Новый спектакль Батшевы соединил две одноактовки – премьеру молодого хореографа Рои Ассафа «Адам» на 12 танцовщиков и новую редакцию спектакля Наарина «Яаг», поставленного в 1996-м.
Первым действием играют «Адама» и речь здесь идет о человеке и его теле. Танцоры выходят по одному и двигаются, называя части тела – нога, колено, плечо - именно на этом месте сейчас центр внимания, именно оно как будто по собственной воле совершает движение. Палец, подбородок, бедро, и вдруг: бровь, зубы. Мы не властны над своим телом, оно живет по своим законам, его части медлительно отъезжают друг от друга, колеблются, тянут вверх и вниз. Каждый из героев сосредоточен на себе, внимательно прислушиваясь к тому, что совершает его плоть. К замирающим солистам выходят партнеры, их прикосновения так же медленны и деликатны, как и движения первых. Они как будто не руками, а собственным телом хотят ощупать другого, почувствовать, понять, что с ним происходит, чего хочет его живот, бедро, шея, ступня. Тридцатичетырехлетний танцор и хореограф Рои Ассаф много работал в Европе, в Батшеве он никогда не танцевал, но некоторое родство его работы с Наарином чувствуется – именно в пристальном интересе к каждому танцору, кажется даже больше, чем к собственно танцу, родство в как будто изучающем взгляде, стремящемся увидеть что-то сущностное.
В этом смысле спектакль Наарина двадцатилетней давности даже меньше похож на его сегодняшние спектакли чем постановка Ассафа. «Яаг» рассказывает о семье: на сцене трое взрослых детей, отец, мать и ее отец – дедушка. Каждый из них в разное время выходит вперед и рассказывает о себе и других: все говорят одно и то же, перечисляют членов семьи, говорят, что родители умерли (даже, если они на сцене) – и прибавляют: мы очень любили танцевать. Болезнь и смерть отца происходит у нас на глазах: он бы, может и хотел встать, ожить, да родные не дают. Перед смертью он отдает жене всю свою одежду и даже очки, и она надевает мужнины вещи поверх своих – теперь она одновременно за мать и за отца.

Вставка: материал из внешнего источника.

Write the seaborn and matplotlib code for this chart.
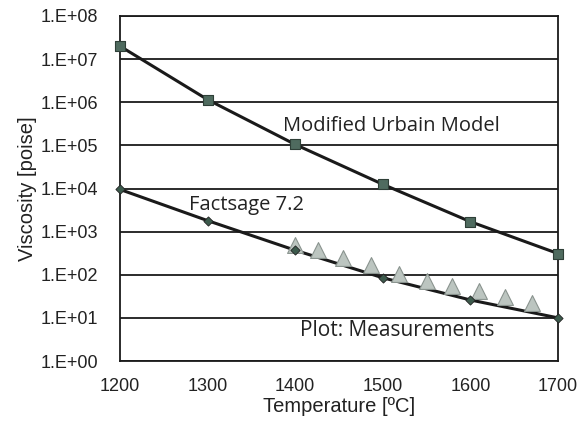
import matplotlib
matplotlib.use("Agg")
import matplotlib.pyplot as plt
import seaborn as sns
import pandas as pd
from matplotlib.ticker import FixedLocator, FixedFormatter

# Data
urbain_T = [1200, 1300, 1400, 1500, 1600, 1700]
urbain_visc = [2.0e7, 1.15e6, 1.05e5, 1.25e4, 1.7e3, 3.1e2]
factsage_T = [1200, 1300, 1400, 1500, 1600, 1700]
factsage_visc = [9.5e3, 1.8e3, 3.7e2, 8.5e1, 2.6e1, 1.0e1]
meas_T = [1400, 1426, 1455, 1486, 1519, 1550, 1579, 1610, 1640, 1670]
meas_visc = [480, 370, 240, 170, 105, 72, 56, 41, 31, 22]
x_ticks = [1200, 1300, 1400, 1500, 1600, 1700]
y_ticks = [1e0, 1e1, 1e2, 1e3, 1e4, 1e5, 1e6, 1e7, 1e8]
y_labels = ["1.E+00", "1.E+01", "1.E+02", "1.E+03", "1.E+04", "1.E+05", "1.E+06", "1.E+07", "1.E+08"]

sns.set_style("white")
plt.rcParams['font.family'] = ['Liberation Sans', 'DejaVu Sans']

fig = plt.figure(figsize=(5.86, 4.25), dpi=100)
ax = fig.add_axes([120/586, 1 - 361/425, (558-120)/586, (361-16)/425])

df_u = pd.DataFrame({"T": urbain_T, "v": urbain_visc})
df_f = pd.DataFrame({"T": factsage_T, "v": factsage_visc})
df_m = pd.DataFrame({"T": meas_T, "v": meas_visc})

ax.set_yscale("log")
sns.lineplot(data=df_u, x="T", y="v", ax=ax, color="#1a1a1a", lw=2.2, zorder=3)
sns.lineplot(data=df_f, x="T", y="v", ax=ax, color="#1a1a1a", lw=2.2, zorder=3)
sns.scatterplot(data=df_u, x="T", y="v", ax=ax, marker="s", s=60, color="#4f6b5f",
                edgecolor="#2e3f37", linewidth=0.8, zorder=5, clip_on=False)
sns.scatterplot(data=df_f, x="T", y="v", ax=ax, marker="D", s=22, color="#3c5a4c",
                edgecolor="#222222", linewidth=0.6, zorder=5, clip_on=False)
sns.scatterplot(data=df_m, x="T", y="v", ax=ax, marker="^", s=130, color="#bcc5c0",
                edgecolor="#8a948f", linewidth=0.8, zorder=4, clip_on=False)

ax.set_xlim(1200, 1700)
ax.set_ylim(1e0, 1e8)
ax.yaxis.set_major_locator(FixedLocator(y_ticks))
ax.yaxis.set_major_formatter(FixedFormatter(y_labels))
ax.yaxis.set_minor_locator(FixedLocator([]))
ax.set_xticks(x_ticks)
ax.set_xticklabels([str(t) for t in x_ticks])

ax.grid(axis="y", color="#1a1a1a", lw=1.3)
ax.grid(axis="x", visible=False)
ax.set_axisbelow(True)
for s in ax.spines.values():
    s.set_color("#1a1a1a")
    s.set_linewidth(1.3)
    s.set_visible(True)

ax.tick_params(axis="x", direction="in", length=4, width=1, colors="#1a1a1a",
               labelsize=13, pad=12, labelcolor="#222222")
ax.tick_params(axis="y", length=0, labelsize=13, pad=16, labelcolor="#222222")

ax.set_xlabel("Temperature [ºC]", fontsize=14.5, color="#222222", labelpad=2)
ax.set_ylabel("Viscosity [poise]", fontsize=14.5, color="#222222", labelpad=2)

tf = ['Open Sans', 'DejaVu Sans']
ax.text(1510, 2.8e5, "Modified Urbain Model", fontsize=14.5, family=tf, color="#222222",
        ha="center", va="center")
ax.text(1344, 4.1e3, "Factsage 7.2", fontsize=14.5, family=tf, color="#222222",
        ha="center", va="center")
ax.text(1517, 5.0e0, "Plot: Measurements", fontsize=15, family=tf, color="#222222",
        ha="center", va="center")

fig.savefig("out.png", dpi=100)
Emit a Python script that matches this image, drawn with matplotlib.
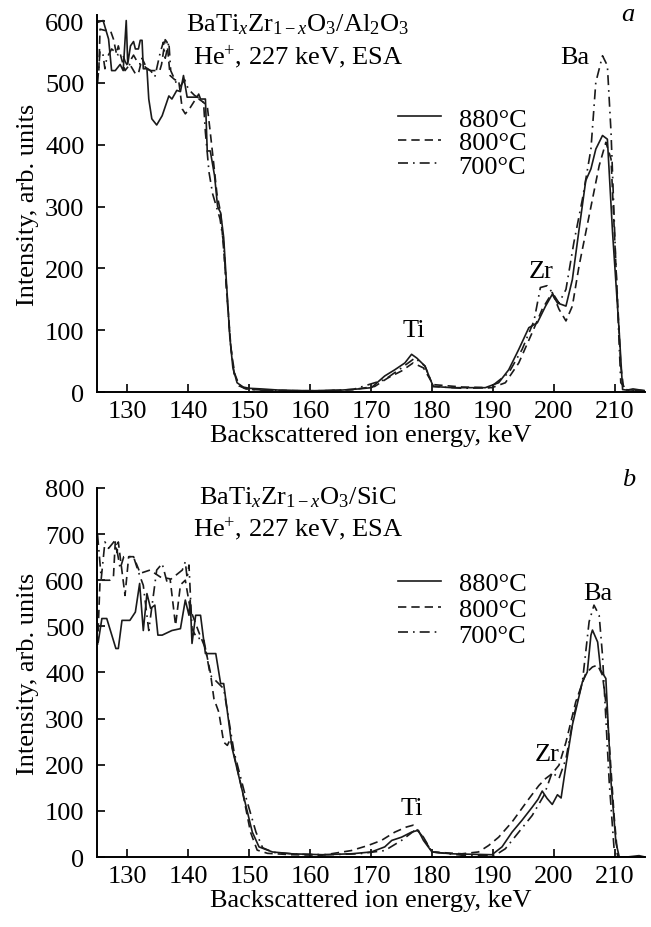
import matplotlib
matplotlib.use("Agg")
import matplotlib.pyplot as plt

plt.rcParams['font.family'] = ['Liberation Serif', 'DejaVu Serif']
plt.rcParams['mathtext.fontset'] = 'custom'
plt.rcParams['mathtext.rm'] = 'Liberation Serif'
plt.rcParams['mathtext.it'] = 'Liberation Serif:italic'
plt.rcParams['font.size'] = 19

# panel a: BaTiZrO3 / Al2O3
Ea_880 = [125.1, 126.0, 126.9, 127.4, 128.0, 128.8, 129.3, 129.8, 130.05, 130.5, 131.0, 131.3, 131.8,
          132.1, 132.4, 132.6, 133.2, 133.5, 134.0, 134.8, 135.7, 136.8, 137.3, 138.1, 138.7, 139.2,
          139.8, 140.5, 141.4, 141.7, 142.0, 142.2, 142.8, 143.1, 143.6, 144.3, 144.8, 145.3, 145.8,
          146.3, 146.8, 147.3, 148.0, 149.0, 150.0, 152.0, 155, 160, 165, 168, 170.05, 172.25, 173.9,
          175.55, 176.65, 177.5, 178.85, 180.2, 183.25, 188.75, 190.95, 192.6, 194.25, 195.9, 197.3,
          198.65, 199.75, 200.6, 202.0, 203.05, 204.15, 205.25, 206.1, 206.9, 208.0, 208.8, 209.65,
          210.75, 211.3, 212, 213, 215]
Ia_880 = [598, 601, 571, 520, 520, 530, 520, 601, 531, 560, 567, 555, 555, 569, 569, 523, 523, 474,
          442, 432, 447, 479, 474, 488, 486, 512, 477, 477, 477, 482, 474, 474, 474, 390, 390, 350,
          300, 290, 250, 170, 90, 40, 15, 8, 6, 5, 3, 2, 3, 5, 7, 26, 36, 47, 61, 55, 42, 9, 7, 7,
          15, 36, 69, 104, 112, 139, 158, 144, 139, 182, 263, 342, 361, 393, 415, 409, 258, 96, 4,
          3, 5, 2]

Ea_800 = [125.3, 125.5, 126.3, 127.2, 127.7, 128.2, 128.5, 129.0, 129.6, 130.4, 131.3, 131.8, 132.4,
          133.2, 133.7, 134.5, 135.3, 135.6, 136.2, 136.5, 137.0, 137.8, 138.4, 139.0, 139.5, 140.3,
          141.2, 141.7, 142.3, 143.1, 143.6, 144.2, 144.7, 145.3, 145.8, 146.4, 147.0, 147.6, 148.3,
          149.2, 150.5, 153, 158, 163, 167, 170.6, 172.8, 175.0, 176.9, 178.6, 180.2, 185, 189.85,
          192.05, 194.25, 196.45, 198.1, 199.75, 200.85, 202.0, 203.05, 204.15, 205.25, 206.35,
          207.45, 208.55, 209.4, 210.2, 211.0, 211.5, 213, 215]
Ia_800 = [520, 587, 585, 585, 571, 547, 560, 540, 520, 530, 515, 515, 540, 523, 520, 520, 520, 530,
          570, 566, 512, 505, 505, 458, 450, 460, 474, 474, 470, 463, 420, 366, 320, 290, 230, 150,
          70, 30, 12, 6, 4, 3, 2, 2, 4, 9, 23, 34, 47, 39, 12, 8, 7, 15, 47, 96, 134, 161, 134, 115,
          139, 204, 258, 312, 366, 404, 377, 204, 42, 4, 3, 2]

Ea_700 = [125.1, 125.5, 126.0, 126.3, 126.6, 127.4, 128.0, 128.5, 129.3, 129.6, 130.2, 130.7, 131.0,
          131.8, 132.4, 133.0, 133.8, 134.5, 135.4, 135.9, 136.2, 136.8, 137.1, 138.1, 138.7, 139.4,
          140.0, 141.0, 142.0, 142.5, 142.8, 143.4, 144.0, 144.6, 145.2, 145.8, 146.3, 146.9, 147.5,
          148.3, 149.5, 152, 157, 162, 167, 172.25, 175.0, 177.2, 178.85, 180.2, 185, 189.5, 192.6,
          194.8, 196.75, 197.8, 198.9, 199.75, 200.85, 202.0, 203.3, 204.7, 206.1, 206.9, 208.0,
          208.8, 209.4, 210.2, 211.0, 212, 215]
Ia_700 = [500, 552, 545, 523, 540, 555, 550, 545, 544, 535, 525, 540, 545, 531, 531, 525, 520, 510,
          550, 566, 540, 566, 520, 498, 495, 505, 490, 480, 474, 468, 420, 355, 320, 300, 280, 240,
          160, 80, 30, 10, 5, 3, 2, 2, 4, 20, 39, 55, 42, 9, 6, 7, 31, 69, 115, 169, 172, 161, 144,
          166, 242, 312, 393, 501, 544, 528, 420, 204, 15, 3, 2]

# panel b: BaTiZrO3 / SiC
Eb_880 = [125.2, 125.8, 126.6, 128.1, 128.5, 129.1, 130.4, 131.3, 132.0, 132.6, 133.2, 133.8, 134.5,
          135.0, 135.7, 137.3, 138.7, 139.5, 140.1, 140.3, 140.6, 141.2, 142.0, 142.8, 144.5, 145.3,
          145.8, 147.2, 148.9, 150.5, 151.6, 153.8, 157, 162, 166.75, 170.05, 172.25, 173.4, 175.0,
          176.65, 177.75, 178.6, 180.0, 183.2, 189.85, 191.5, 193.15, 194.8, 196.45, 197.4, 198.1,
          198.9, 199.75, 200.6, 201.2, 202.0, 203.05, 204.7, 205.5, 206.1, 206.35, 207.2, 207.7,
          208.55, 209.4, 210.2, 210.75, 212, 214, 215]
Ib_880 = [466, 517, 517, 452, 452, 513, 513, 531, 593, 491, 571, 539, 546, 481, 481, 491, 495, 557,
          524, 557, 463, 524, 524, 441, 441, 376, 376, 235, 141, 54, 22, 11, 7, 5, 7, 11, 22, 36, 43,
          54, 58, 36, 11, 7, 5, 22, 54, 80, 108, 125, 143, 127, 114, 135, 128, 199, 286, 380, 401,
          481, 492, 466, 405, 387, 163, 32, 0, 0, 3, 0]

Eb_800 = [125.1, 125.5, 127.1, 127.7, 128.0, 128.3, 128.5, 129.6, 130.2, 131.0, 132.1, 133.7, 135.4,
          137.0, 137.9, 138.7, 139.5, 140.3, 141.7, 142.8, 143.6, 144.2, 145.0, 145.8, 146.4, 146.9,
          148.9, 150.2, 151.3, 153, 157, 162, 166.75, 169.5, 171.7, 173.9, 175.8, 176.9, 178.3,
          180.0, 184.9, 187.65, 189.3, 190.95, 193.15, 195.9, 197.55, 198.65, 199.75, 200.85, 202.0,
          203.6, 205.25, 206.35, 207.2, 208.0, 208.8, 209.9, 210.5, 212, 215]
Ib_800 = [460, 600, 600, 607, 683, 660, 683, 567, 651, 651, 615, 622, 607, 603, 502, 590, 600, 538,
          488, 452, 401, 343, 314, 249, 242, 256, 141, 54, 15, 8, 5, 4, 14, 25, 36, 54, 65, 69, 47,
          11, 7, 11, 25, 43, 76, 126, 155, 170, 181, 199, 249, 336, 398, 412, 416, 394, 307, 90, 0,
          0, 0]

Eb_700 = [125.1, 125.7, 126.3, 126.9, 128.0, 128.8, 129.4, 131.0, 131.8, 132.6, 133.5, 134.8, 135.7,
          136.5, 137.3, 139.0, 139.5, 139.8, 140.1, 140.6, 141.4, 142.5, 143.6, 145.8, 147.5, 149.2,
          151.1, 152.2, 154, 158, 163, 168, 172.25, 175.0, 177.5, 178.6, 180.0, 184.9, 190.4, 192.05,
          194.25, 196.45, 198.4, 199.75, 200.85, 202.0, 203.3, 204.7, 205.8, 206.6, 207.45, 208.0,
          209.1, 209.9, 210.3, 212, 215]
Ib_700 = [698, 604, 683, 669, 687, 625, 651, 651, 618, 589, 491, 622, 636, 596, 604, 622, 640, 604,
          633, 495, 474, 474, 394, 365, 228, 141, 54, 20, 10, 6, 5, 7, 14, 36, 61, 43, 11, 4, 4, 18,
          54, 90, 134, 184, 170, 213, 307, 380, 510, 546, 524, 437, 163, 18, 0, 0, 0]

temps = ['880°C', '800°C', '700°C']
styles = ['-', (0, (5, 3)), (0, (6, 3, 1, 3))]

fig = plt.figure(figsize=(6.51, 9.28), dpi=100)
ax_a = fig.add_axes([0.149, 0.5765, 0.842, 0.4063])
ax_b = fig.add_axes([0.149, 0.0754, 0.842, 0.3977])

panels = [
    (ax_a, [(Ea_880, Ia_880), (Ea_800, Ia_800), (Ea_700, Ia_700)], 610, range(0, 601, 100),
     'BaTi$_{\\mathit{x}}$Zr$_{1-\\mathit{x}}$O$_3$/Al$_2$O$_3$', 'a',
     [(203.4, 542, 'Ba'), (197.9, 195, 'Zr'), (177.1, 100, 'Ti')], 0.662, 0.0),
    (ax_b, [(Eb_880, Ib_880), (Eb_800, Ib_800), (Eb_700, Ib_700)], 800, range(0, 801, 100),
     'BaTi$_{\\mathit{x}}$Zr$_{1-\\mathit{x}}$O$_3$/SiC', 'b',
     [(207.2, 573, 'Ba'), (198.9, 224, 'Zr'), (176.65, 107, 'Ti')], 0.672, 0.09),
]

for ax, series, ymax, yt, title, letter, peaks, leg_y, lsp in panels:
    for (e, i), lab, ls in zip(series, temps, styles):
        ax.plot(e, i, color='#1a1a1a', linestyle=ls, linewidth=1.2, label=lab)
    ax.set_xlim(125, 215)
    ax.set_ylim(0, ymax)
    ax.set_xticks(range(130, 211, 10))
    ax.set_yticks(list(yt))
    ax.spines['top'].set_visible(False)
    ax.spines['right'].set_visible(False)
    ax.spines['left'].set_linewidth(1.4)
    ax.spines['bottom'].set_linewidth(1.4)
    ax.tick_params(direction='in', length=6, width=1.2, labelsize=19)
    ax.tick_params(axis='x', pad=6)
    ax.tick_params(axis='y', pad=9)
    ax.set_xlabel('Backscattered ion energy, keV', fontsize=19, labelpad=1)
    ax.set_ylabel('Intensity, arb. units', fontsize=19, labelpad=4)
    ax.text(0.366, 0.977, title, transform=ax.transAxes, ha='center', va='center')
    ax.text(0.366, 0.891, 'He$^{+}$, 227 keV, ESA', transform=ax.transAxes, ha='center', va='center')
    ax.text(0.969, 1.003 if letter == 'a' else 1.024, letter, transform=ax.transAxes,
            ha='center', va='center', style='italic')
    for e, i, s in peaks:
        ax.text(e, i, s, ha='center', va='center')
    ax.legend(loc='center left', bbox_to_anchor=(0.549, leg_y), frameon=False, fontsize=19,
              borderpad=0, borderaxespad=0, handlelength=1.65, handletextpad=0.65,
              labelspacing=lsp)

fig.savefig('out.png', dpi=100)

Наарин работает с предметами: оранжевая дверь то отделяет героев друг от друга, то превращается в могильную плиту, придавливающую умирающего. Одна из дочерей пересекает сцену наискось, выкладывая на пол треугольные китайские печенья с пожеланиями, будто мальчик-с-пальчик, метивший свой путь. И все мужчины семьи медленно идут по этой дорожке, с хрустом давя печенья – этот звук становится музыкой.
Две одноактовки Батшевы говорят о человеке, но «Адам» как будто берет его крупным планом, а «Яаг» работает на общем.
В иные моменты «Яаг» кажется скорее драматическим спектаклем или тем, что называется «физическим театром», чем танцем, хоть и танцуют там немало. На сегодняшнего Наарина это мало похоже и этим особенно интересно. Особенно для тех, кто не видел его ранних постановок.
Израильский современный танец очень знаменит, и, надо сказать, что сегодня он воспринимается как самое актуальное из всех перформативных искусств в стране, язык которого позволяет художникам размышлять о болезненных темах сегодняшнего дня, о себе и об обществе. Для израильтян существенно, что этот язык телесный, но вместе с тем он обладает напряженной интеллектуальностью.
«Все пути ведут на Север» – спектакль о том, что мы одиноки всегда и никогда. Это совместная работа бельгийского хореографа Карин Понтьес и труппы современного танца театра «Балет Москва». Карин не просто сочинила хореографию, а танцовщики ее исполнили, их творческие взаимоотношения строились сложнее.